● SHORT EXERCISE
Exactly retype the lines from the top of the data through the line containing "const yMin = 0, yMax = 70, yStep = 10;", leaving out every picture.

● DATA SHOWN
* Begin *
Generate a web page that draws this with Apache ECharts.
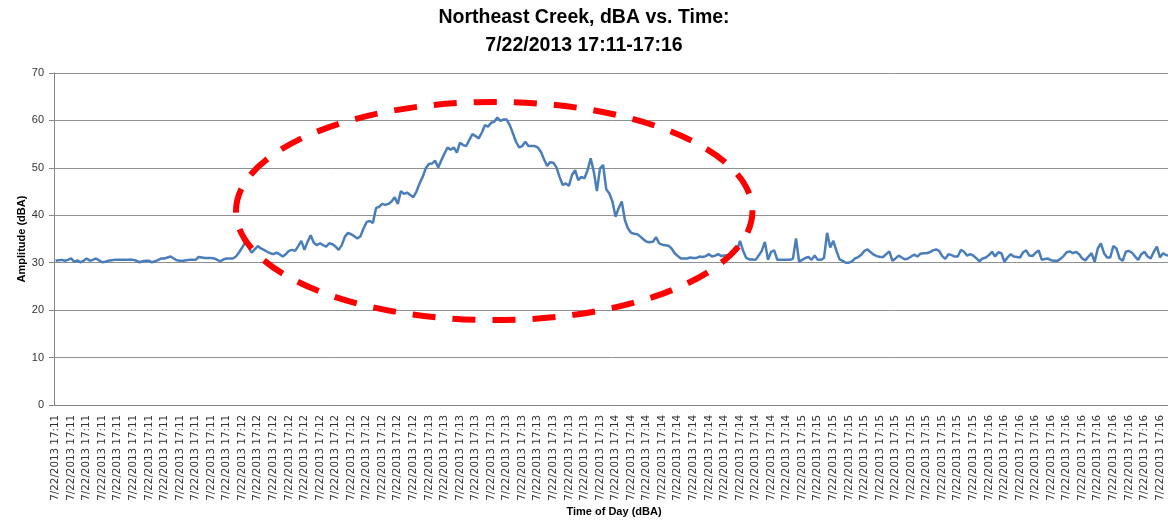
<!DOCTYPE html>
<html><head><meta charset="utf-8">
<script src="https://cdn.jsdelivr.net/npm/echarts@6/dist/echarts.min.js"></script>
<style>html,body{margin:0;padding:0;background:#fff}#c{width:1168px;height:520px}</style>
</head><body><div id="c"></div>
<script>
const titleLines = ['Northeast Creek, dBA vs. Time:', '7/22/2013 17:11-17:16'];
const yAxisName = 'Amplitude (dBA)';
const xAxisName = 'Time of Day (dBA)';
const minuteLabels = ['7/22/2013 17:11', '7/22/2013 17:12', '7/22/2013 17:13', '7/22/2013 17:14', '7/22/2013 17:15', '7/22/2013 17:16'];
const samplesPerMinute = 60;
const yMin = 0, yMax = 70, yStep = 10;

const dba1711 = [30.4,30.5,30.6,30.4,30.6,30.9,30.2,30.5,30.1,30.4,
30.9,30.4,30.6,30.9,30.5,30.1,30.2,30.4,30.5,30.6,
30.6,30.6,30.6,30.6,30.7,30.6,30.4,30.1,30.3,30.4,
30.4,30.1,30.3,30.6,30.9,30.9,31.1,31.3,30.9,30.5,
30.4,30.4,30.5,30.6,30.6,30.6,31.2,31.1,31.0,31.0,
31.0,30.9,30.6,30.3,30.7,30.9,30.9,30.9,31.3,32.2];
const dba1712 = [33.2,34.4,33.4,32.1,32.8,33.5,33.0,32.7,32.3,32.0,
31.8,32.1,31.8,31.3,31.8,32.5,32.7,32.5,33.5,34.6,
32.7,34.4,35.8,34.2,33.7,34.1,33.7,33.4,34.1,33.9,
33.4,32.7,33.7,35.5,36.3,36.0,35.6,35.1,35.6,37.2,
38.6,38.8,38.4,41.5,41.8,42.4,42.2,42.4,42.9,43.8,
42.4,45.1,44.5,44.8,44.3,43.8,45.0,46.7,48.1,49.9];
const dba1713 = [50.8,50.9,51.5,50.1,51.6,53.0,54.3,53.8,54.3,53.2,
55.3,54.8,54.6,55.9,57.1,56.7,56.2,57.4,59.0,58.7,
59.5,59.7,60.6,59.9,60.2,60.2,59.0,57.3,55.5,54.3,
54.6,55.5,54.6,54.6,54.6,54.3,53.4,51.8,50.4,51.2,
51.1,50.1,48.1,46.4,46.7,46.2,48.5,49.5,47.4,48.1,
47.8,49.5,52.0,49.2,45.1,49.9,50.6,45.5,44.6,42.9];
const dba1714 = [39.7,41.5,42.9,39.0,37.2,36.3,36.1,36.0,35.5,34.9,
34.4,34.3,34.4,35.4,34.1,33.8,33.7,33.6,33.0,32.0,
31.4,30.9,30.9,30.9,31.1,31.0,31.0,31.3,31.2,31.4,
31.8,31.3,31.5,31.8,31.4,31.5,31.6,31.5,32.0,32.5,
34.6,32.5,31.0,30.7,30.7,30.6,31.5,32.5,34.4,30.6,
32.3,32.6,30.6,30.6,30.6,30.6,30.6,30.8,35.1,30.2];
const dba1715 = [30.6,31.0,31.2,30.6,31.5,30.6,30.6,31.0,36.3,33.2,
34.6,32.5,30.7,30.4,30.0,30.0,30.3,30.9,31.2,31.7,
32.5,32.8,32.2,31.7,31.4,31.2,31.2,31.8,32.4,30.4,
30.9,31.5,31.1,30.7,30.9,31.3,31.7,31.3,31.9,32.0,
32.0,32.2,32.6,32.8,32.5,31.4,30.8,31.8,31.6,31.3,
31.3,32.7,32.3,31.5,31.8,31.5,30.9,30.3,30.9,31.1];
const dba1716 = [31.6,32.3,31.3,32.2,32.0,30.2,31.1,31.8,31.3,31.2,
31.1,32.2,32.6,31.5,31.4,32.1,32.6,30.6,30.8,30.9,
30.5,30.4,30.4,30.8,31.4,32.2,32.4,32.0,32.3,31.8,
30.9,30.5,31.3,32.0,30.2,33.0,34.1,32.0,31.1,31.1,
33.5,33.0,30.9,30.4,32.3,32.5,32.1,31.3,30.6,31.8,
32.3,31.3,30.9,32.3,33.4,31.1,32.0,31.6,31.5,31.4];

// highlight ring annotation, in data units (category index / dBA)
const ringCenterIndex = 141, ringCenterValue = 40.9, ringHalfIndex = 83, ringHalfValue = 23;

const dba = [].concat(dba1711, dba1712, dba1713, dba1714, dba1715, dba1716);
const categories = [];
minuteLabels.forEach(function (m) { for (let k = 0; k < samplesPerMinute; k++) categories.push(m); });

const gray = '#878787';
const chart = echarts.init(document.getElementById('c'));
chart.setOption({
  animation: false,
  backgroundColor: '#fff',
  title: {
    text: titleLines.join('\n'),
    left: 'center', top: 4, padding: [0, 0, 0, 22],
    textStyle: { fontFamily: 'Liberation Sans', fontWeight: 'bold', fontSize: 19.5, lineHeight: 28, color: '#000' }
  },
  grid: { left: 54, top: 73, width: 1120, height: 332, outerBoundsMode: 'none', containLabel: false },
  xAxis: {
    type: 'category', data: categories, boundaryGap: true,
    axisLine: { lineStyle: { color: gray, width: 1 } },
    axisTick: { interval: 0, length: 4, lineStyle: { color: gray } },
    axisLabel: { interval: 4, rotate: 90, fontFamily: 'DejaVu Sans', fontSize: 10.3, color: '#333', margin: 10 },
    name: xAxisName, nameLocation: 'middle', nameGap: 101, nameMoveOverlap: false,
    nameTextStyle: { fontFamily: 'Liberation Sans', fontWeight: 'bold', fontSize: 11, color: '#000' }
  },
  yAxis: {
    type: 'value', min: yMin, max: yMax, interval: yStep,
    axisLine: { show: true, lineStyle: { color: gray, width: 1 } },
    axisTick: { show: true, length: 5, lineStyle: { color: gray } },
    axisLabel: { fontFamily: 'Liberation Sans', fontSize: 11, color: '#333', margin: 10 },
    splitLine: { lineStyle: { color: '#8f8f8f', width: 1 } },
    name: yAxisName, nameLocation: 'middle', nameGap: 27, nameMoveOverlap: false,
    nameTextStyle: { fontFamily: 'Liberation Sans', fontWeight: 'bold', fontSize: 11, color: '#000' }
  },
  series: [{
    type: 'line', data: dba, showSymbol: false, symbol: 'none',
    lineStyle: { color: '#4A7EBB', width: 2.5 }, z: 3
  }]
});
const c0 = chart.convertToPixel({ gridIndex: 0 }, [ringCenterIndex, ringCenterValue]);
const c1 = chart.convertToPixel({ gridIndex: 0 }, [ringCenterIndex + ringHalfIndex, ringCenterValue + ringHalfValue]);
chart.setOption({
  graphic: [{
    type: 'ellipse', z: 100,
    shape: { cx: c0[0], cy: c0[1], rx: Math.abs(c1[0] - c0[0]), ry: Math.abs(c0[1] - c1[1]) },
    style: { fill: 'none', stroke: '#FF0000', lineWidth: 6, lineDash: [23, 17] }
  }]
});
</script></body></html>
* End *
● RESULT
Generate a web page that draws this with Apache ECharts.
<!DOCTYPE html>
<html><head><meta charset="utf-8">
<script src="https://cdn.jsdelivr.net/npm/echarts@6/dist/echarts.min.js"></script>
<style>html,body{margin:0;padding:0;background:#fff}#c{width:1168px;height:520px}</style>
</head><body><div id="c"></div>
<script>
const titleLines = ['Northeast Creek, dBA vs. Time:', '7/22/2013 17:11-17:16'];
const yAxisName = 'Amplitude (dBA)';
const xAxisName = 'Time of Day (dBA)';
const minuteLabels = ['7/22/2013 17:11', '7/22/2013 17:12', '7/22/2013 17:13', '7/22/2013 17:14', '7/22/2013 17:15', '7/22/2013 17:16'];
const samplesPerMinute = 60;
const yMin = 0, yMax = 70, yStep = 10;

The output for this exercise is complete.